そこで今回の事例共有会では、企業の人事ご担当者様と研修参加者の方々、両方と接点を持つ中で見えてきた「男性育休推進のポイント」について弊社コンサルタントの大畑から解説いたしました。

まず、管理職層に向けはどんな観点を伝えればよいのでしょうか。育児介護休業法改正により、企業にはパタハラ防止措置が義務化されましたが管理職としては、部下からハラスメントと言われることを恐れて部下とのコミュニケ―ションを避けてしまう場合があります。

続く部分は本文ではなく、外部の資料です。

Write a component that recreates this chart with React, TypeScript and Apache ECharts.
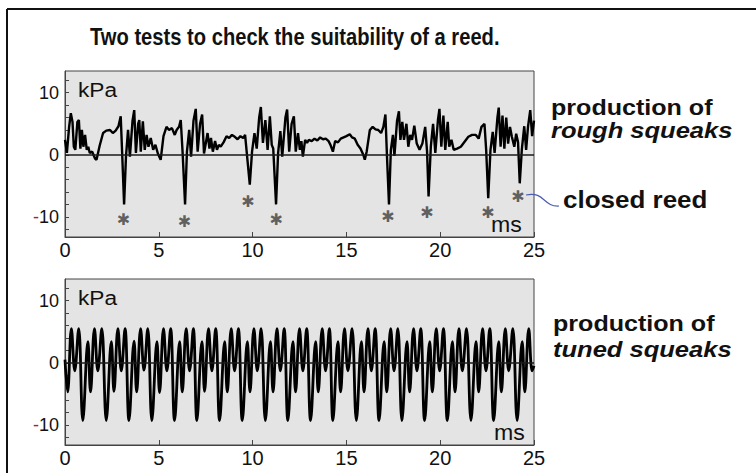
import React, { useEffect, useRef } from 'react';
import * as echarts from 'echarts';

const timeRange = [0, 25];
const pressureLabels = [-10, 0, 10];
const pressureTicks = [-12, -10, -8, -6, -4, -2, 0, 2, 4, 6, 8, 10, 12];

// Top panel: rough squeaks (ms, kPa)
const roughSqueaks: number[][] = [
  [0, 2.4], [0.1, 0.3], [0.22, 4.5], [0.31, 6.7], [0.4, 5.3], [0.47, 1.3], [0.55, 0.8], [0.66, 5.3], [0.74, 5.6],
  [0.82, 1.0], [0.9, 4.0], [0.98, 1.3], [1.07, 3.2], [1.16, 0.8], [1.24, 1.3], [1.32, 0.3], [1.45, 0.5], [1.6, -0.6],
  [1.68, -0.8], [1.85, 1.5], [2.03, 3.5], [2.2, 3.9], [2.4, 4.0], [2.55, 3.5], [2.7, 3.9], [2.85, 4.6], [2.97, 6.2],
  [3.05, 0.0], [3.15, -8.0], [3.25, -0.3], [3.36, 4.0], [3.46, -0.3], [3.6, 5.5], [3.69, 7.2], [3.78, 0.3], [3.9, 5.0],
  [3.96, 5.6], [4.04, 0.5], [4.15, 5.4], [4.25, 0.8], [4.35, 3.2], [4.45, 1.3], [4.57, 2.7], [4.7, 0.8], [4.82, 1.6],
  [4.95, 0.2], [5.1, -0.8], [5.25, 3.0], [5.41, 4.5], [5.55, 4.0], [5.7, 4.3], [5.85, 3.2], [5.95, 4.0], [6.08, 4.5],
  [6.17, 5.6], [6.27, 0.3], [6.4, -8.0], [6.5, 0.5], [6.62, 4.0], [6.72, -0.3], [6.85, 5.5], [6.97, 7.4], [7.07, 0.5],
  [7.2, 5.0], [7.31, 6.5], [7.41, 0.2], [7.6, 3.5], [7.7, 1.0], [7.78, 2.7], [7.88, 0.5], [8.0, 2.2], [8.1, 0.8],
  [8.2, 1.6], [8.3, 1.3], [8.45, 2.0], [8.61, 3.0], [8.75, 2.7], [8.9, 3.2], [9.05, 2.9], [9.2, 2.5], [9.35, 3.0],
  [9.5, 2.7], [9.6, 3.2], [9.7, 0.0], [9.85, -4.8], [9.97, 0.5], [10.1, 3.5], [10.22, 1.0], [10.35, 6.0], [10.44, 7.7],
  [10.55, 1.9], [10.68, 5.6], [10.8, 0.8], [10.92, 6.2], [11.02, 1.6], [11.1, 1.0], [11.25, -8.0], [11.36, 0.3],
  [11.48, 3.8], [11.58, -0.3], [11.75, 6.0], [11.84, 7.3], [11.95, 0.5], [12.08, 5.0], [12.2, 6.2], [12.3, 0.5],
  [12.42, 3.5], [12.52, 0.8], [12.6, 2.2], [12.68, -0.3], [12.8, 2.4], [12.9, 1.9], [13.0, 2.4], [13.15, 2.2],
  [13.3, 2.6], [13.45, 2.3], [13.6, 2.8], [13.75, 2.5], [13.9, 2.6], [14.05, 2.2], [14.15, 1.6], [14.28, 0.5],
  [14.4, 2.2], [14.55, 2.0], [14.7, 2.6], [14.85, 2.8], [15.0, 3.0], [15.18, 3.3], [15.3, 2.8], [15.45, 2.6],
  [15.6, 1.6], [15.75, 1.0], [15.9, 0.0], [15.98, -0.8], [16.08, 0.5], [16.25, 4.0], [16.4, 4.5], [16.55, 4.1],
  [16.7, 4.0], [16.85, 3.5], [16.97, 4.5], [17.08, 6.5], [17.16, 0.0], [17.27, -8.0], [17.37, 0.8], [17.48, 3.2],
  [17.56, -0.2], [17.7, 5.5], [17.8, 7.0], [17.88, 2.4], [17.98, 5.3], [18.07, 2.4], [18.2, 5.0], [18.3, 1.3],
  [18.4, 3.2], [18.5, 2.4], [18.62, 4.7], [18.75, 1.8], [18.9, 0.8], [19.05, 1.8], [19.2, 4.5], [19.3, 0.5],
  [19.38, -6.7], [19.5, 1.3], [19.62, 5.0], [19.74, 0.3], [19.88, 5.6], [19.96, 7.4], [20.06, 1.3], [20.17, 6.3],
  [20.27, 0.8], [20.4, 5.3], [20.48, 1.3], [20.6, 2.4], [20.72, 0.8], [20.9, 1.0], [21.1, 1.3], [21.3, 2.1],
  [21.5, 2.9], [21.7, 3.2], [21.9, 3.2], [22.05, 2.6], [22.2, 4.5], [22.36, 5.0], [22.45, 0.8], [22.56, -7.0],
  [22.68, 0.8], [22.8, 3.7], [22.9, 0.3], [23.05, 6.0], [23.12, 7.6], [23.22, 1.3], [23.32, 6.3], [23.42, 1.0],
  [23.52, 6.0], [23.62, 1.8], [23.72, 4.5], [23.82, 2.9], [23.95, 1.3], [24.05, 3.4], [24.15, 2.0], [24.24, -4.6],
  [24.35, 0.8], [24.48, 4.6], [24.58, 0.8], [24.68, 4.5], [24.8, 7.2], [24.9, 3.0], [25.0, 5.5],
];

// Asterisks marking the closed-reed moments (ms, kPa)
const closedReedMarks: number[][] = [
  [3.12, -10.4], [6.37, -10.8], [9.75, -7.5], [11.26, -10.4], [17.21, -10.0], [19.29, -9.3], [22.54, -9.3], [24.14, -6.7],
];

// Bottom panel: tuned squeaks (ms, kPa) – extrema of the waveform
const tunedSqueaks: number[][] = [
  [0, 0.5], [0.14, -4.7], [0.34, 5.5], [0.52, -1.3], [0.73, 5.5],
  [0.95, -9.3], [1.22, 3.4], [1.36, -4.7], [1.57, 5.5], [1.75, -1.3], [1.96, 5.5],
  [2.2, -9.3], [2.47, 3.4], [2.61, -4.6], [2.82, 5.5], [3.0, -1.3], [3.2, 5.5],
  [3.41, -9.3], [3.68, 3.5], [3.82, -4.7], [4.03, 5.5], [4.21, -1.2], [4.41, 5.5],
  [4.63, -9.3], [4.9, 3.4], [5.04, -4.8], [5.25, 5.5], [5.43, -1.3], [5.63, 5.5],
  [5.84, -9.3], [6.11, 3.4], [6.25, -4.7], [6.46, 5.5], [6.64, -1.3], [6.84, 5.5],
  [7.03, -9.3], [7.3, 3.4], [7.44, -4.6], [7.65, 5.5], [7.83, -1.3], [8.03, 5.5],
  [8.24, -9.3], [8.51, 3.4], [8.65, -4.7], [8.86, 5.5], [9.04, -1.3], [9.24, 5.5],
  [9.45, -9.3], [9.72, 3.4], [9.86, -4.7], [10.07, 5.5], [10.25, -1.3], [10.45, 5.5],
  [10.68, -9.3], [10.95, 3.4], [11.09, -4.7], [11.3, 5.5], [11.48, -1.3], [11.68, 5.5],
  [11.88, -9.3], [12.15, 3.4], [12.29, -4.7], [12.5, 5.5], [12.68, -1.3], [12.88, 5.5],
  [13.09, -9.3], [13.36, 3.4], [13.5, -4.7], [13.71, 5.5], [13.89, -1.3], [14.09, 5.5],
  [14.28, -9.3], [14.55, 3.4], [14.69, -4.7], [14.9, 5.5], [15.08, -1.3], [15.3, 5.5],
  [15.53, -9.3], [15.8, 3.4], [15.94, -4.7], [16.15, 5.5], [16.33, -1.3], [16.53, 5.5],
  [16.74, -9.3], [17.01, 3.4], [17.15, -4.7], [17.36, 5.5], [17.54, -1.3], [17.74, 5.5],
  [17.96, -9.3], [18.23, 3.4], [18.37, -4.7], [18.58, 5.5], [18.76, -1.3], [18.96, 5.5],
  [19.17, -9.3], [19.44, 3.4], [19.58, -4.7], [19.79, 5.5], [19.97, -1.3], [20.17, 5.5],
  [20.38, -9.3], [20.65, 3.4], [20.79, -4.7], [21.0, 5.5], [21.18, -1.3], [21.4, 5.5],
  [21.64, -9.3], [21.91, 3.4], [22.05, -4.7], [22.26, 5.5], [22.44, -1.3], [22.64, 5.5],
  [22.85, -9.3], [23.12, 3.4], [23.26, -4.7], [23.47, 5.5], [23.65, -1.3], [23.87, 5.5],
  [24.1, -9.3], [24.37, 3.4], [24.51, -4.7], [24.72, 5.5], [24.9, -1.3], [25.0, -0.5],
];

const FONT = '"Liberation Sans", Arial, Helvetica, sans-serif';

function xAxisFor(gridIndex: number) {
  return {
    type: 'value', gridIndex, min: timeRange[0], max: timeRange[1], interval: 5,
    axisLine: { show: true, onZero: false, lineStyle: { color: '#444', width: 1 } },
    axisTick: { show: true, inside: true, length: 5, lineStyle: { color: '#444' } },
    axisLabel: { show: true, fontSize: 20, color: '#111', margin: 3, fontFamily: FONT },
    splitLine: { show: false },
  };
}

function yAxisFor(gridIndex: number) {
  return {
    type: 'value', gridIndex, min: -13.25, max: 13.5,
    axisLine: { show: true, onZero: false, lineStyle: { color: '#444', width: 1 } },
    axisTick: { show: true, inside: true, length: 4, customValues: pressureTicks, lineStyle: { color: '#444' } },
    axisLabel: {
      show: true, margin: 6, fontSize: 18, fontFamily: FONT, color: '#111',
      customValues: pressureLabels,
      formatter: (v: number) => (v < 0 ? '{r|-}{n|' + Math.abs(v) + '}' : '{n|' + v + '}'),
      rich: {
        r: { color: '#b02020', fontSize: 18, fontFamily: FONT },
        n: { color: '#111', fontSize: 18, fontFamily: FONT },
      },
    },
    splitLine: { show: false },
  };
}

function txt(x: number, y: number, text: string, font: string, scaleX = 1, fill = '#111') {
  return {
    type: 'text', x, y, scaleX,
    style: { x: 0, y: 0, text, font, fill, align: 'left', verticalAlign: 'middle' },
  };
}

export default function App() {
  const ref = useRef<HTMLDivElement>(null);
  useEffect(() => {
    const chart = echarts.init(ref.current!, null, { renderer: 'svg' });
    const zeroLine = {
      silent: true, symbol: ['none', 'none'], label: { show: false },
      lineStyle: { color: '#1a1a1a', width: 1.5, type: 'solid' },
      data: [{ yAxis: 0 }],
    };
    chart.setOption({
      animation: false,
      backgroundColor: '#ffffff',
      grid: [
        { left: 65, top: 71, width: 469, height: 166, show: true, backgroundColor: '#e4e4e4', borderColor: '#444', borderWidth: 1 },
        { left: 65, top: 279, width: 469, height: 166, show: true, backgroundColor: '#e4e4e4', borderColor: '#444', borderWidth: 1 },
      ],
      xAxis: [xAxisFor(0), xAxisFor(1)],
      yAxis: [yAxisFor(0), yAxisFor(1)],
      series: [
        {
          type: 'line', xAxisIndex: 0, yAxisIndex: 0, data: roughSqueaks, showSymbol: false,
          lineStyle: { color: '#000', width: 2.4 }, markLine: zeroLine, z: 3,
        },
        {
          type: 'scatter', xAxisIndex: 0, yAxisIndex: 0, data: closedReedMarks, symbolSize: 1,
          itemStyle: { color: 'rgba(0,0,0,0)' },
          label: { show: true, position: 'inside', formatter: '✱', fontSize: 16, color: '#3c3c3c', fontFamily: '"DejaVu Sans"' },
          z: 4,
        },
        {
          type: 'line', xAxisIndex: 1, yAxisIndex: 1, data: tunedSqueaks, showSymbol: false, smooth: 0.4,
          lineStyle: { color: '#000', width: 2.8 }, markLine: zeroLine, z: 3,
        },
      ],
      graphic: [
        { type: 'line', shape: { x1: 7, y1: 9, x2: 756, y2: 9 }, style: { stroke: '#111', lineWidth: 2 } },
        { type: 'line', shape: { x1: 7, y1: 9, x2: 7, y2: 473 }, style: { stroke: '#111', lineWidth: 2 } },
        txt(90, 37, 'Two tests to check the suitability of a reed.', 'bold 24px ' + FONT, 0.84),
        txt(78, 90, 'kPa', '21px ' + FONT, 1.08),
        txt(491, 225, 'ms', '22px ' + FONT, 1.05),
        txt(78, 298, 'kPa', '21px ' + FONT, 1.08),
        txt(494, 433, 'ms', '22px ' + FONT, 1.05),
        txt(551, 107.5, 'production of', 'bold 22px ' + FONT, 1.14),
        txt(551, 130.5, 'rough squeaks', 'italic bold 22px ' + FONT, 1.16),
        txt(563, 200, 'closed reed', 'bold 23px ' + FONT, 1.13),
        txt(553, 324, 'production of', 'bold 22px ' + FONT, 1.14),
        txt(553, 349, 'tuned squeaks', 'italic bold 22px ' + FONT, 1.16),
        {
          type: 'bezierCurve',
          shape: { x1: 526, y1: 195, cpx1: 545, cpy1: 191, cpx2: 543, cpy2: 207, x2: 559, y2: 206 },
          style: { stroke: '#4a5cb0', lineWidth: 1.2, fill: 'none' },
        },
      ],
    });
    return () => chart.dispose();
  }, []);
  return (
    <div
      ref={ref}
      style={{ position: 'fixed', left: 0, top: 0, width: 756, height: 473, background: '#fff' }}
    />
  );
}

また残ったメンバーへの業務分担やチームとして成果を出せるかといった点を不安に感じています。これがパタハラの裏に潜む心理です。なにより、管理職自身は育休取得の経験がない場合が多いので、自分ごととしてイメージしづらいもの。 だからこそ、管理職層には部下の育休取得をチームビルディング、そして「誰が休んでも回る職場にする好機」と捉えてもらい、部下へも前向きに推進してもらえる状態にするためにも一体どこまでがパタハラで、どこからがパタハラではないのか、その基準を明示したり誰が休んでも回る職場づくりの具体策や事例をお伝えすることが効果的です。

 

実際に育休を取得するとなると、家族や上司だけではなく同僚の協力も不可欠です。同僚としては、業務負担が増えることに最も不安を感じているのでその不安を解消するための取得者本人の事前準備や管理職のマネジメントが必要になります。 また、「男も育児をする時代になったんだな」といった価値観の話と一歩引いて受け取られがちですが実は男性育休は多様性に体験ベースで触れられる貴重な機会。

現代ではライフスタイルが多様化したことにより、個々の事情に応じた、多様な働き方を選択できる社会の実現が求められています。いずれ自身が介護や入院、その他の理由でこれまでと同じ働き方を続けられないこともあるかもしれず、推進担当者としてはそれぞれのケースを想定したメッセージとともに男性育休を社内に推進していくことが重要です。

最後に、育休取得本人については、意外と「本人が取りたくないと言っている」ケースが多いのです。本人がそう考える背景にはいくつかの理由がありました。

ひとつは、特に初産だと産後の大変さがわからず一種の自信過剰バイアスが働いて「大丈夫だろう」と思ってしまうこと。

もうひとつは、夫婦で育児、育休についての情報が揃っておらず、妻側の意志で「(収入が減るから)働いてきてよ」と言ってしまうこと。

しかし産後の女性の死因の1位は自殺。自殺の原因は産後うつです。産後うつを防ぐためには、産後すぐのホルモンバランスが不安定な時期に妻だけに育児をさせないことが非常に重要です。そして育休は、もっとも”事前に計画を立てやすい休み”です。 育休取得に向けて自身の仕事を棚卸し、見える化し、マニュアルを整えるなどして自身が休んでも回る職場づくりを進めることは、ゆくゆくは職場全体の働き方にプラスの影響をもたらします。こういった観点をしっかりお伝えする機会を設け、改めて「育休を取るか、取らないか」を考えてもらうようにするとよいでしょう。